General Admission

Friends, poets, comrades

By Al S. Mendoza

THAT’S WHAT FRIENDS are for.

I cite that line from a song by Dionne Warwick a while back for its timelessness.

You know you have a friend when he remembers you in times of need, if not grief?

Yes.

If one you consider a friend doesn’t remember you in either of those times, will you stop considering him a friend?

No.

There’s a reason for everything.

Must be that maybe that friend of yours is down himself.

Never think ill of anyone. That includes your friend, or someone you consider your friend – even if he doesn’t consider you a friend.

God gives us friends and let’s always treasure them, no matter what, the same way that we should be thankful for the good health He gives us most of the time – if not always.

When he retired from politics, Bill Clinton had this line in his book, “I now seek the company of friends because it is hard to find friends.”

There is no such thing as a true friend. One is either a friend or not, period.

Treasure a friend because, like every breath we take, he is God’s gift.

Some friends tell me some people criticize me behind my back.

I say, “I forgive them even before they could utter the first evil word against me.”

I consider everybody a friend – even those whom people say hate me.

I always answer hatred with love.

You harbor rancor in your heart, the hurt is doubled within you.

You remove hatred from your mind, that’d be like pulling out a fishbone from your throat, or an imaginary nail driven through your palm.

To paraphrase the great Carlos P. Romulo: “I do not have enemies, I only have detractors.”

My detractors, both known and unknown, I pray for them more than my non-detractors.

The thing’s I know I’ve never done anybody wrong. That’s enough reason to make me face that guy in the mirror every morning.

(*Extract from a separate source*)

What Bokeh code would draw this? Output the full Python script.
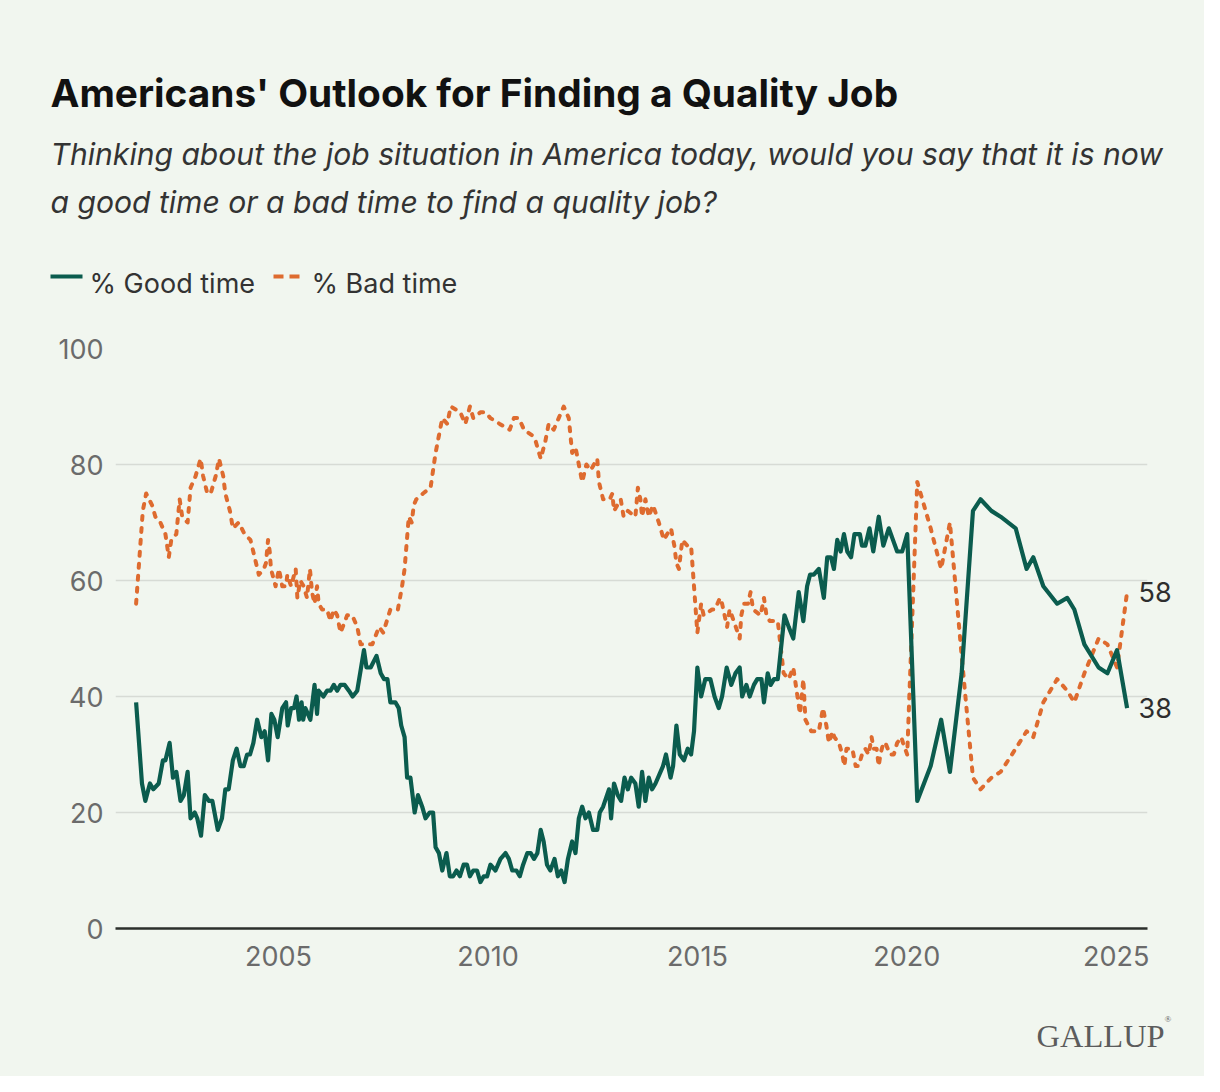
from bokeh.plotting import figure
from bokeh.layouts import column
from bokeh.models import Range1d, FixedTicker, Label, Arrow, LinearAxis
from bokeh.embed import file_html
from bokeh.resources import INLINE

# ---------------- data ----------------
good_year = [2001.60, 2001.74, 2001.82, 2001.93, 2002.01, 2002.14, 2002.24, 2002.30, 2002.40, 2002.48,
             2002.56, 2002.66, 2002.74, 2002.83, 2002.90, 2003.00, 2003.06, 2003.15, 2003.24, 2003.34,
             2003.42, 2003.55, 2003.65, 2003.73, 2003.81, 2003.91, 2004.00, 2004.09, 2004.17, 2004.25,
             2004.32, 2004.40, 2004.49, 2004.59, 2004.67, 2004.75, 2004.83, 2004.90, 2004.98, 2005.09,
             2005.18, 2005.22, 2005.30, 2005.37, 2005.43, 2005.49, 2005.55, 2005.59, 2005.64, 2005.70,
             2005.76, 2005.86, 2005.92, 2005.96, 2006.07, 2006.16, 2006.24, 2006.32, 2006.40, 2006.48,
             2006.58, 2006.68, 2006.77, 2006.88, 2007.04, 2007.10, 2007.20, 2007.34, 2007.44, 2007.52,
             2007.60, 2007.67, 2007.79, 2007.87, 2007.93, 2008.01, 2008.07, 2008.15, 2008.25, 2008.33,
             2008.43, 2008.51, 2008.61, 2008.69, 2008.75, 2008.83, 2008.91, 2009.01, 2009.09, 2009.17,
             2009.25, 2009.33, 2009.42, 2009.50, 2009.57, 2009.65, 2009.74, 2009.82, 2009.90, 2009.98,
             2010.06, 2010.18, 2010.30, 2010.42, 2010.50, 2010.58, 2010.68, 2010.76, 2010.84, 2010.94,
             2011.02, 2011.10, 2011.18, 2011.26, 2011.33, 2011.41, 2011.49, 2011.59, 2011.67, 2011.75,
             2011.83, 2011.91, 2012.01, 2012.09, 2012.17, 2012.25, 2012.33, 2012.41, 2012.51, 2012.61,
             2012.67, 2012.75, 2012.89, 2012.94, 2013.01, 2013.10, 2013.18, 2013.26, 2013.34, 2013.42,
             2013.52, 2013.60, 2013.68, 2013.76, 2013.84, 2013.92, 2014.00, 2014.12, 2014.18, 2014.25,
             2014.36, 2014.42, 2014.50, 2014.58, 2014.68, 2014.77, 2014.85, 2014.92, 2015.00, 2015.09,
             2015.19, 2015.31, 2015.41, 2015.51, 2015.59, 2015.70, 2015.81, 2015.91, 2016.01, 2016.07,
             2016.17, 2016.25, 2016.35, 2016.43, 2016.53, 2016.59, 2016.68, 2016.75, 2016.83, 2016.92,
             2017.08, 2017.18, 2017.29, 2017.42, 2017.53, 2017.62, 2017.69, 2017.78, 2017.90, 2018.02,
             2018.10, 2018.19, 2018.26, 2018.34, 2018.42, 2018.50, 2018.58, 2018.67, 2018.75, 2018.88,
             2018.93, 2019.01, 2019.11, 2019.20, 2019.33, 2019.44, 2019.57, 2019.67, 2019.77, 2019.89,
             2020.01, 2020.25, 2020.57, 2020.82, 2021.03, 2021.31, 2021.58, 2021.76, 2022.02, 2022.24,
             2022.60, 2022.86, 2023.02, 2023.26, 2023.59, 2023.83, 2024.00, 2024.24, 2024.58, 2024.79,
             2025.02, 2025.26]
good_pct = [39, 25, 22, 25, 24, 25, 29, 29, 32, 26,
            27, 22, 23, 27, 19, 20, 19, 16, 23, 22,
            22, 17, 19, 24, 24, 29, 31, 28, 28, 30,
            30, 32, 36, 33, 34, 29, 37, 36, 33, 38,
            39, 35, 38, 38, 40, 36, 39, 36, 38, 37,
            36, 42, 37, 41, 40, 41, 41, 42, 41, 42,
            42, 41, 40, 41, 48, 45, 45, 47, 44, 43,
            43, 39, 39, 38, 35, 33, 26, 26, 20, 23,
            21, 19, 20, 20, 14, 13, 10, 13, 9, 9,
            10, 9, 11, 11, 9, 10, 10, 8, 9, 9,
            11, 10, 12, 13, 12, 10, 10, 9, 11, 13,
            13, 12, 13, 17, 15, 11, 10, 12, 9, 10,
            8, 12, 15, 13, 19, 21, 19, 20, 17, 17,
            20, 21, 24, 19, 25, 23, 22, 26, 24, 26,
            25, 21, 27, 22, 26, 24, 25, 27, 28, 30,
            26, 28, 35, 30, 29, 31, 30, 34, 45, 40,
            43, 43, 40, 38, 40, 45, 42, 44, 45, 40,
            42, 40, 42, 43, 43, 39, 44, 42, 43, 43,
            54, 52, 50, 58, 53, 59, 61, 61, 62, 57,
            64, 64, 62, 67, 65, 68, 65, 64, 68, 68,
            66, 66, 69, 65, 71, 66, 69, 67, 65, 65,
            68, 22, 28, 36, 27, 44, 72, 74, 72, 71,
            69, 62, 64, 59, 56, 57, 55, 49, 45, 44,
            48, 38]

bad_year = [2001.60, 2001.76, 2001.84, 2001.98, 2002.06, 2002.18, 2002.30, 2002.38, 2002.44, 2002.56,
            2002.64, 2002.70, 2002.83, 2002.90, 2003.02, 2003.14, 2003.20, 2003.30, 2003.38, 2003.50,
            2003.58, 2003.68, 2003.73, 2003.84, 2003.91, 2004.05, 2004.19, 2004.33, 2004.43, 2004.53,
            2004.65, 2004.70, 2004.75, 2004.79, 2004.82, 2004.93, 2005.01, 2005.09, 2005.18, 2005.21,
            2005.30, 2005.41, 2005.45, 2005.52, 2005.60, 2005.68, 2005.75, 2005.80, 2005.86, 2005.92,
            2005.96, 2006.04, 2006.16, 2006.24, 2006.32, 2006.40, 2006.48, 2006.64, 2006.76, 2006.88,
            2006.96, 2007.12, 2007.24, 2007.40, 2007.50, 2007.67, 2007.85, 2007.95, 2008.01, 2008.11,
            2008.18, 2008.23, 2008.29, 2008.45, 2008.63, 2008.75, 2008.83, 2008.91, 2009.03, 2009.11,
            2009.34, 2009.46, 2009.57, 2009.65, 2009.82, 2009.94, 2010.06, 2010.28, 2010.52, 2010.62,
            2010.74, 2010.86, 2011.06, 2011.14, 2011.26, 2011.37, 2011.45, 2011.57, 2011.69, 2011.81,
            2011.93, 2012.01, 2012.09, 2012.17, 2012.25, 2012.35, 2012.45, 2012.61, 2012.65, 2012.75,
            2012.91, 2012.97, 2013.01, 2013.17, 2013.24, 2013.34, 2013.52, 2013.58, 2013.64, 2013.68,
            2013.76, 2013.84, 2013.94, 2014.08, 2014.20, 2014.28, 2014.37, 2014.45, 2014.50, 2014.56,
            2014.64, 2014.76, 2014.85, 2015.00, 2015.09, 2015.15, 2015.35, 2015.42, 2015.54, 2015.59,
            2015.65, 2015.71, 2015.77, 2015.87, 2016.01, 2016.05, 2016.11, 2016.21, 2016.27, 2016.33,
            2016.51, 2016.59, 2016.65, 2016.73, 2016.83, 2016.92, 2017.06, 2017.18, 2017.29, 2017.37,
            2017.45, 2017.53, 2017.58, 2017.72, 2017.90, 2018.00, 2018.08, 2018.14, 2018.23, 2018.27,
            2018.38, 2018.46, 2018.51, 2018.56, 2018.70, 2018.78, 2018.85, 2018.93, 2019.01, 2019.09,
            2019.16, 2019.21, 2019.28, 2019.33, 2019.37, 2019.44, 2019.49, 2019.60, 2019.69, 2019.77,
            2019.87, 2019.91, 2020.01, 2020.25, 2020.57, 2020.82, 2021.03, 2021.31, 2021.58, 2021.76,
            2022.02, 2022.24, 2022.60, 2022.86, 2023.02, 2023.26, 2023.59, 2023.83, 2024.00, 2024.24,
            2024.58, 2024.79, 2025.02, 2025.26]
bad_pct = [56, 72, 75, 73, 71, 70, 68, 64, 67, 68,
           74, 71, 70, 76, 78, 81, 78, 75, 75, 78,
           81, 78, 75, 72, 69, 70, 68, 67, 64, 61,
           62, 63, 67, 65, 62, 59, 62, 59, 59, 61,
           59, 62, 57, 60, 59, 57, 62, 58, 56, 59,
           56, 55, 55, 53, 55, 54, 51, 54, 54, 52,
           49, 49, 49, 52, 51, 55, 55, 59, 62, 71,
           70, 73, 74, 75, 76, 82, 85, 88, 87, 90,
           89, 87, 90, 88, 89, 89, 88, 87, 86, 88,
           88, 86, 85, 84, 81, 84, 87, 86, 88, 90,
           88, 82, 83, 80, 77, 80, 79, 81, 77, 74,
           74, 75, 72, 74, 71, 72, 71, 76, 74, 71,
           74, 71, 73, 70, 67, 68, 69, 66, 63, 62,
           67, 66, 66, 51, 56, 54, 55, 55, 57, 56,
           54, 52, 55, 53, 50, 54, 56, 56, 58, 55,
           54, 57, 54, 53, 53, 53, 44, 43, 45, 41,
           37, 43, 36, 34, 34, 38, 35, 32, 34, 33,
           32, 30, 28, 31, 31, 28, 28, 30, 31, 30,
           33, 31, 31, 28, 30, 32, 32, 30, 30, 32,
           33, 32, 30, 77, 69, 62, 70, 47, 26, 24,
           26, 27, 31, 34, 33, 39, 43, 41, 39, 44,
           50, 49, 45, 58]

x_ticks = [2005, 2010, 2015, 2020, 2025]
y_ticks = [0, 20, 40, 60, 80, 100]

title_text = "Americans' Outlook for Finding a Quality Job"
subtitle_lines = ["Thinking about the job situation in America today, would you say that it is now",
                  "a good time or a bad time to find a quality job?"]
legend_labels = ["% Good time", "% Bad time"]
brand = "GALLUP"

# ---------------- style ----------------
BG = "#f1f6ef"
GREEN = "#0b5c4e"
ORANGE = "#de6b2f"
FONT = "Inter"
W = 1204
H_HEAD, H_MAIN, H_FOOT = 310, 690, 76


def no_align(f):
    try:
        f.frame_align = False
    except Exception:
        pass


def blank(height):
    f = figure(width=W, height=height, output_backend="svg", toolbar_location=None, title=None,
               x_axis_type=None, y_axis_type=None, min_border=0,
               x_range=Range1d(0, W), y_range=Range1d(height, 0))
    f.background_fill_color = BG
    f.border_fill_color = BG
    f.outline_line_color = None
    no_align(f)
    return f


# ---------------- header: title, subtitle, legend ----------------
head = blank(H_HEAD)
head.add_layout(Label(x=50, y=92, text=title_text, text_font=FONT, text_font_style="bold",
                      text_font_size="38.8px", text_color="#111111", text_baseline="alphabetic"))
for i, line in enumerate(subtitle_lines):
    head.add_layout(Label(x=50, y=153 + 48 * i, text=line, text_font=FONT, text_font_style="italic",
                          text_font_size="30.1px", text_color="#333333", text_baseline="alphabetic"))
head.add_layout(Arrow(end=None, x_start=50, y_start=276, x_end=82, y_end=276,
                      line_color=GREEN, line_width=4))
head.add_layout(Arrow(end=None, x_start=273, y_start=276, x_end=299, y_end=276,
                      line_color=ORANGE, line_width=4, line_dash="10 6"))
head.add_layout(Label(x=89, y=283, text=legend_labels[0], text_font=FONT, text_font_size="27px",
                      text_color="#333333", text_baseline="alphabetic"))
head.add_layout(Label(x=311, y=283, text=legend_labels[1], text_font=FONT, text_font_size="27px",
                      text_color="#333333", text_baseline="alphabetic"))

# ---------------- main chart ----------------
p = figure(width=W, height=H_MAIN, output_backend="svg", toolbar_location=None, title=None,
           x_range=Range1d(2001.108, 2025.747), y_range=Range1d(0, 100),
           min_border_left=115, min_border_right=57, min_border_top=38, min_border_bottom=72)
p.background_fill_color = BG
p.border_fill_color = BG
p.outline_line_color = None
no_align(p)

p.xaxis.ticker = FixedTicker(ticks=x_ticks)
p.yaxis.ticker = FixedTicker(ticks=y_ticks)
for ax in (p.xaxis, p.yaxis):
    ax.major_tick_line_color = None
    ax.minor_tick_line_color = None
    ax.major_tick_out = 0
    ax.major_tick_in = 0
    ax.minor_tick_out = 0
    ax.major_label_text_font = FONT
    ax.major_label_text_font_size = "27px"
    ax.major_label_text_color = "#6b6b6b"
p.xaxis.axis_line_color = "#2b2f2b"
p.xaxis.axis_line_width = 2.5
p.xaxis.major_label_standoff = 17
p.yaxis.axis_line_color = None
p.yaxis.major_label_standoff = 12

p.xgrid.grid_line_color = None
p.ygrid.grid_line_color = "#d7dbd5"
p.ygrid.grid_line_width = 1.5

p.line(bad_year, bad_pct, line_color=ORANGE, line_width=4, line_dash="4 8", line_cap="round",
       line_join="round")
p.line(good_year, good_pct, line_color=GREEN, line_width=4.2, line_join="round")

# end-value labels as a right axis whose ticks sit at the last values
end_axis = LinearAxis(ticker=FixedTicker(ticks=[bad_pct[-1], good_pct[-1]]),
                      axis_line_color=None, major_tick_line_color=None, minor_tick_line_color=None,
                      major_tick_out=0, major_tick_in=0, minor_tick_out=0,
                      major_label_standoff=-9, major_label_text_font=FONT,
                      major_label_text_font_size="27px", major_label_text_color="#2e2e2e")
p.add_layout(end_axis, "right")

# ---------------- footer: brand ----------------
foot = blank(H_FOOT)
foot.add_layout(Label(x=1036, y=35, text=brand, text_font="Liberation Serif",
                      text_font_size="32.5px", text_color="#5c5c5c", text_baseline="alphabetic"))
foot.add_layout(Label(x=1164, y=18, text="\u00ae", text_font="Liberation Serif",
                      text_font_size="9px", text_color="#5c5c5c", text_baseline="alphabetic"))

layout = column(head, p, foot, spacing=0, styles={"background-color": BG})
open("out.html", "w").write(file_html(layout, INLINE))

You wake up to a world minus a baggage bugging your mind, you are fit to co-exist with your fellowmen.

Mahatma Gandhi said, “Wealth without work destroys us.”

I say, work without wealth won’t destroy us. It even strengthens us.

Dante Velasco, just back from the US, brought me as pasalubong the book “A Writer’s Life” by the eccentric genius, Gay Talese.

Fresh from the press, it’s quite an expensive book. I’d wait for “sale” season to be able to buy it.

“I didn’t look at the price,” Dante said. “Just the author.”

Dante, the poet masquerading as a full-fledged businessman (with a conscience, of course), wrote on the first page of the book: “You have a friend here under any season.”

I’m blessed because a brother of Dante’s – Jun, my second-floor neighbor here, who else, and yes, also a poet par excellence – is also a friend of mine. In fact, Jun and I go back to the 70’s, long before Dante came along.

Dante and Jun have become more than brothers to me, mainly maybe because of their being poets both.

Among poets, there’s this inexplicable glue that molds them together till the end of time, till the end of the earth.

Poets – they’re your friends for life.

So, who said only communists are comrades for life?

Poets, too.

Listen once more to Dante Velasco: “I salute a comrade-in-art.”

That was his closing remark in the note he had written on the book he brought me home.

You just don’t say that to anyone not having a website in your heart.